## START Records for the task

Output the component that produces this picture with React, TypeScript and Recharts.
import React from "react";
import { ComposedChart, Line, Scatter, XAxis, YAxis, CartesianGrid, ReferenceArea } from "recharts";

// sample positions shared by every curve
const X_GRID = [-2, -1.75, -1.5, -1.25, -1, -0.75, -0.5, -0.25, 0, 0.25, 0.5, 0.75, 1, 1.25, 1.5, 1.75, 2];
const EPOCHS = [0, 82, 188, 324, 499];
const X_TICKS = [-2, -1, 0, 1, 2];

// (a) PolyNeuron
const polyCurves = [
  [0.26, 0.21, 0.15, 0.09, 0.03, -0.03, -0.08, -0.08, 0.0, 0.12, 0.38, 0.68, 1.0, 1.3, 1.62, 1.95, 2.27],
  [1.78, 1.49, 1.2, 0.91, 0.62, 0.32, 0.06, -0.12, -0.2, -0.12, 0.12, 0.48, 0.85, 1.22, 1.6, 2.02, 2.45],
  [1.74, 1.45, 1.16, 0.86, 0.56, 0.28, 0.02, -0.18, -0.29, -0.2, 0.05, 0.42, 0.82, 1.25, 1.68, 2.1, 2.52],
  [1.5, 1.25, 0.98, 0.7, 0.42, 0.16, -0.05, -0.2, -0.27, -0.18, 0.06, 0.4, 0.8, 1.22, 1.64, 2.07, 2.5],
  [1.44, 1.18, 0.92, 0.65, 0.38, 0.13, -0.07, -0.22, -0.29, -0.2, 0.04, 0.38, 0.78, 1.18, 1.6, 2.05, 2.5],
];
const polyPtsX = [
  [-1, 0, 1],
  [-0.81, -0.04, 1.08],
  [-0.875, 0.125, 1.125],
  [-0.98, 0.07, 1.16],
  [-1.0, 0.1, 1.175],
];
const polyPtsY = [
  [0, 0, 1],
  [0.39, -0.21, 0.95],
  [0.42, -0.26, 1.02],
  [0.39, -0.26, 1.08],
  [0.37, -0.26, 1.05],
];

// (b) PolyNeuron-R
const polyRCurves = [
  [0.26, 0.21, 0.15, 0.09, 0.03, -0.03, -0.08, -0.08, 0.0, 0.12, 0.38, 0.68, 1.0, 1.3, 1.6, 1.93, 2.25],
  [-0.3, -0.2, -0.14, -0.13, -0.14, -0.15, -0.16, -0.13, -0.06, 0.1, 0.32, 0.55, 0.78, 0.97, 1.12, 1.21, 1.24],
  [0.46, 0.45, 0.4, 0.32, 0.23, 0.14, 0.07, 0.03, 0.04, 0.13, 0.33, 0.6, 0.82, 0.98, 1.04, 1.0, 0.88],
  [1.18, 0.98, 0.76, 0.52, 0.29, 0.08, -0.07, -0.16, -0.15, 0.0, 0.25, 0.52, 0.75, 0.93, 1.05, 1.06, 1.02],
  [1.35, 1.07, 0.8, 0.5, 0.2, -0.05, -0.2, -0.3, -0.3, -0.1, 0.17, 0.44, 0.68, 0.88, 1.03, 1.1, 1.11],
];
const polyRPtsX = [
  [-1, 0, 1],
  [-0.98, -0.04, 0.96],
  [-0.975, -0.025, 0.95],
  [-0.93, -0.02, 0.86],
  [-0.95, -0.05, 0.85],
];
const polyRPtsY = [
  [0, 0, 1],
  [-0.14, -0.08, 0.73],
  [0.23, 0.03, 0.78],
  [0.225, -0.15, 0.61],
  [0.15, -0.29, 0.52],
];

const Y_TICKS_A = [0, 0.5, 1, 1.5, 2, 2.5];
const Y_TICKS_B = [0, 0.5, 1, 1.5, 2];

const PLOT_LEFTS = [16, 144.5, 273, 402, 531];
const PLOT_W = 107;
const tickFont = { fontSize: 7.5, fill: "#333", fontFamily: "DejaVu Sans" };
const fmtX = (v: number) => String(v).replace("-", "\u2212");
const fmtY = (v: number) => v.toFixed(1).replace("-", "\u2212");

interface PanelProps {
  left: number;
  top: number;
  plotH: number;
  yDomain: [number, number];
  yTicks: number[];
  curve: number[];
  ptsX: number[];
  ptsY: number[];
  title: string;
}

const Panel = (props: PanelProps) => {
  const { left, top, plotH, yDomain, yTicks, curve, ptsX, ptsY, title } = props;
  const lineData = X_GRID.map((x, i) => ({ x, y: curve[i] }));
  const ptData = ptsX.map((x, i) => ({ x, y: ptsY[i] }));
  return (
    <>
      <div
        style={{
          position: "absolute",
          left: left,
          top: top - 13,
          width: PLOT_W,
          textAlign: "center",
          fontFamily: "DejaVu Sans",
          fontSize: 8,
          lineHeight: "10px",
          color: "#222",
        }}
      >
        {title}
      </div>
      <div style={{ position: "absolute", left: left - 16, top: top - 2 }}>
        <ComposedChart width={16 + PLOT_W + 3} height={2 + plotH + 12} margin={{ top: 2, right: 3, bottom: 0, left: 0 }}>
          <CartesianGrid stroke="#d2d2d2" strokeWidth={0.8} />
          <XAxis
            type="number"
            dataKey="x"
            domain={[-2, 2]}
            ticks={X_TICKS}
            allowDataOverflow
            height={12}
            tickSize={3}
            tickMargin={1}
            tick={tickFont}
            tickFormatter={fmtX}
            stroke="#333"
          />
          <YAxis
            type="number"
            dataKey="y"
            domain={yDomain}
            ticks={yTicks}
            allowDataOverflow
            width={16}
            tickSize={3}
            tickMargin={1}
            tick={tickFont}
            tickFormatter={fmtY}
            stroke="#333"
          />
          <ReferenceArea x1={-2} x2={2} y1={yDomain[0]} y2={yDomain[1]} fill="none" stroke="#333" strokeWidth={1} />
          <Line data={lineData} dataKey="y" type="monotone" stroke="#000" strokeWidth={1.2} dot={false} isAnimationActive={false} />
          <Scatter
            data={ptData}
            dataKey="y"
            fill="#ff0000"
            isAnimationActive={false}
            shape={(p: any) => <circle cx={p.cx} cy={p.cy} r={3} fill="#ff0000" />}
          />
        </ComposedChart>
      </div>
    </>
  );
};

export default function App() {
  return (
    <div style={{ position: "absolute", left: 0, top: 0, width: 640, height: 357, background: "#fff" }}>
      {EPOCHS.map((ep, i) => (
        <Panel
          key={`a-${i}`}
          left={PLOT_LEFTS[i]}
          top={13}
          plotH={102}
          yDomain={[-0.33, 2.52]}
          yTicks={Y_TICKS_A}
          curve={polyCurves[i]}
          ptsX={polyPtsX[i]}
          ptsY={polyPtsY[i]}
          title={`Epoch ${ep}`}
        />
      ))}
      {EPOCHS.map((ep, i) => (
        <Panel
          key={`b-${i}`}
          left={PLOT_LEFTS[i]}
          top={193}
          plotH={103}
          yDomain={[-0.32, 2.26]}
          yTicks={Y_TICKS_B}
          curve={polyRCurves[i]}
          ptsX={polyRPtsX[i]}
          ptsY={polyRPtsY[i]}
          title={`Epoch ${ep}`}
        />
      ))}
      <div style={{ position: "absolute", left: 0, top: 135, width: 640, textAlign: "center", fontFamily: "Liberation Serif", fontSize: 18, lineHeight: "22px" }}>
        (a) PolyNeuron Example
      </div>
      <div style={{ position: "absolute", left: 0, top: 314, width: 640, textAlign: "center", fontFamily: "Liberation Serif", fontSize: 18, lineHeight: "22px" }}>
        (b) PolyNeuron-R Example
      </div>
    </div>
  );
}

## END Records for the task
## START Records for the task

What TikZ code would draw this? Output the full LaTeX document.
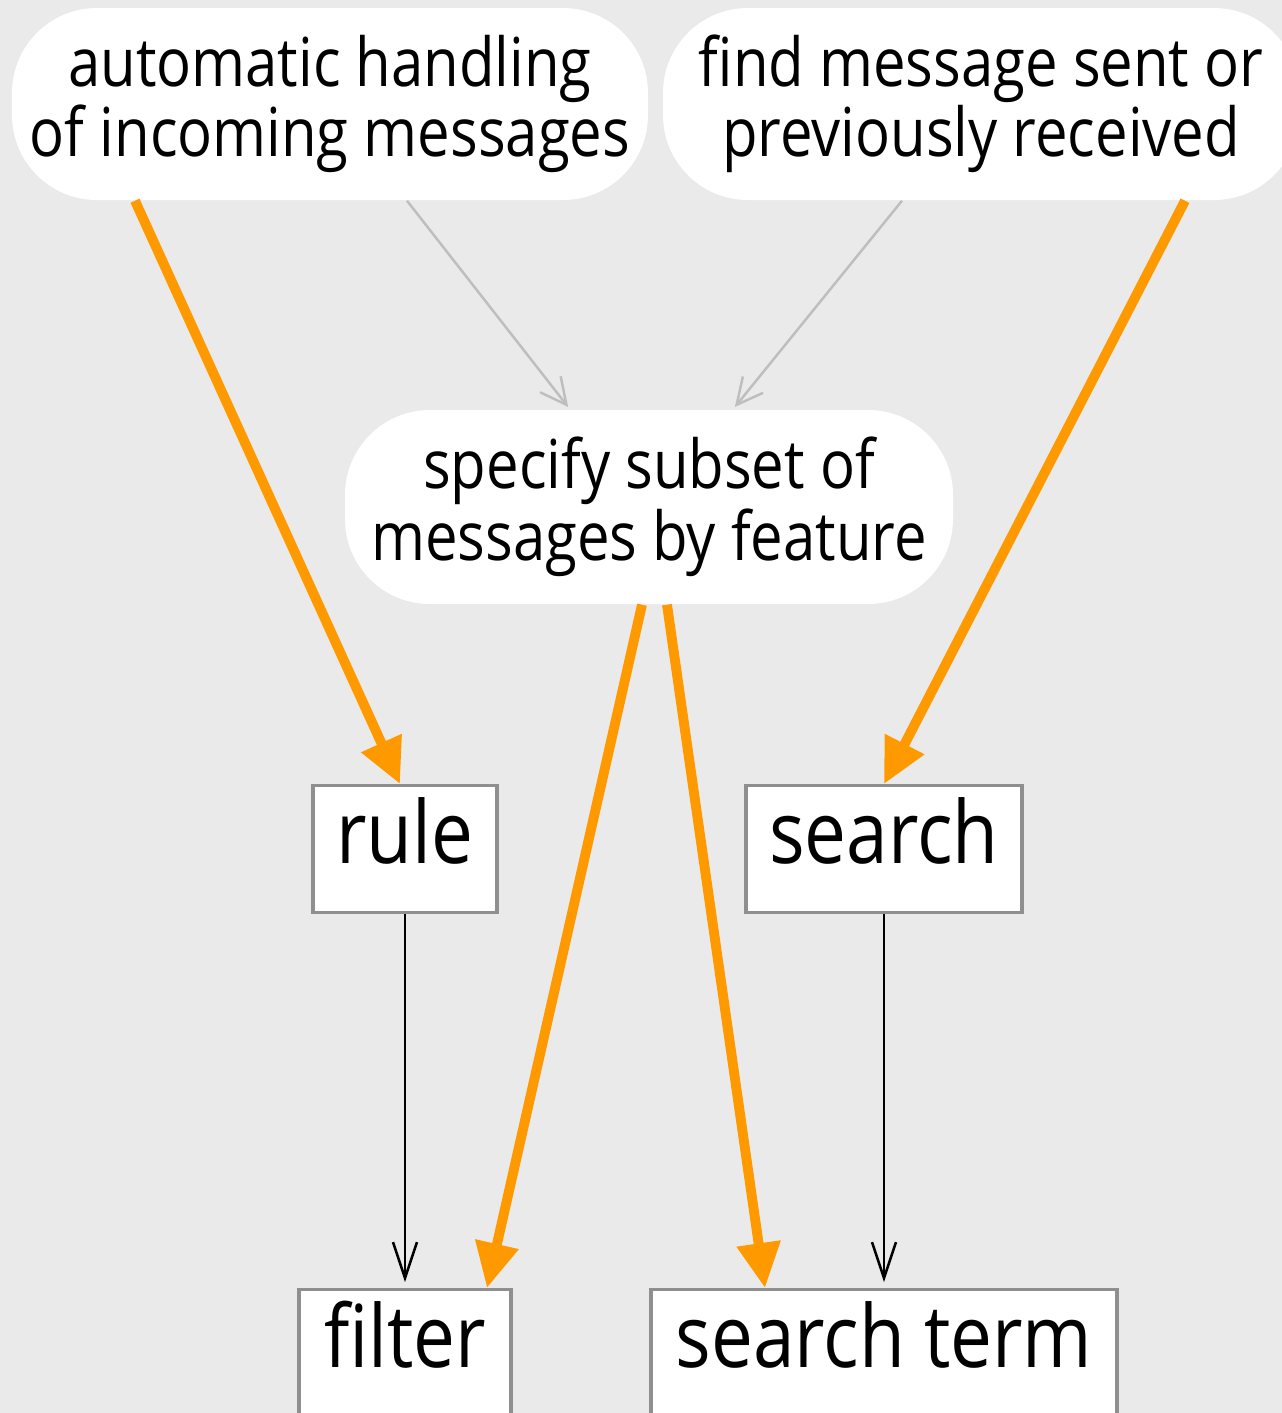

## END Records for the task

■ Aim
Copy the records above exactly, beginning at the line that contains "Output the component" and stopping after the line that contains "const X_TICKS = [-2, -1, 0, 1, 2];".

■ Answer to this task
Output the component that produces this picture with React, TypeScript and Recharts.
import React from "react";
import { ComposedChart, Line, Scatter, XAxis, YAxis, CartesianGrid, ReferenceArea } from "recharts";

// sample positions shared by every curve
const X_GRID = [-2, -1.75, -1.5, -1.25, -1, -0.75, -0.5, -0.25, 0, 0.25, 0.5, 0.75, 1, 1.25, 1.5, 1.75, 2];
const EPOCHS = [0, 82, 188, 324, 499];
const X_TICKS = [-2, -1, 0, 1, 2];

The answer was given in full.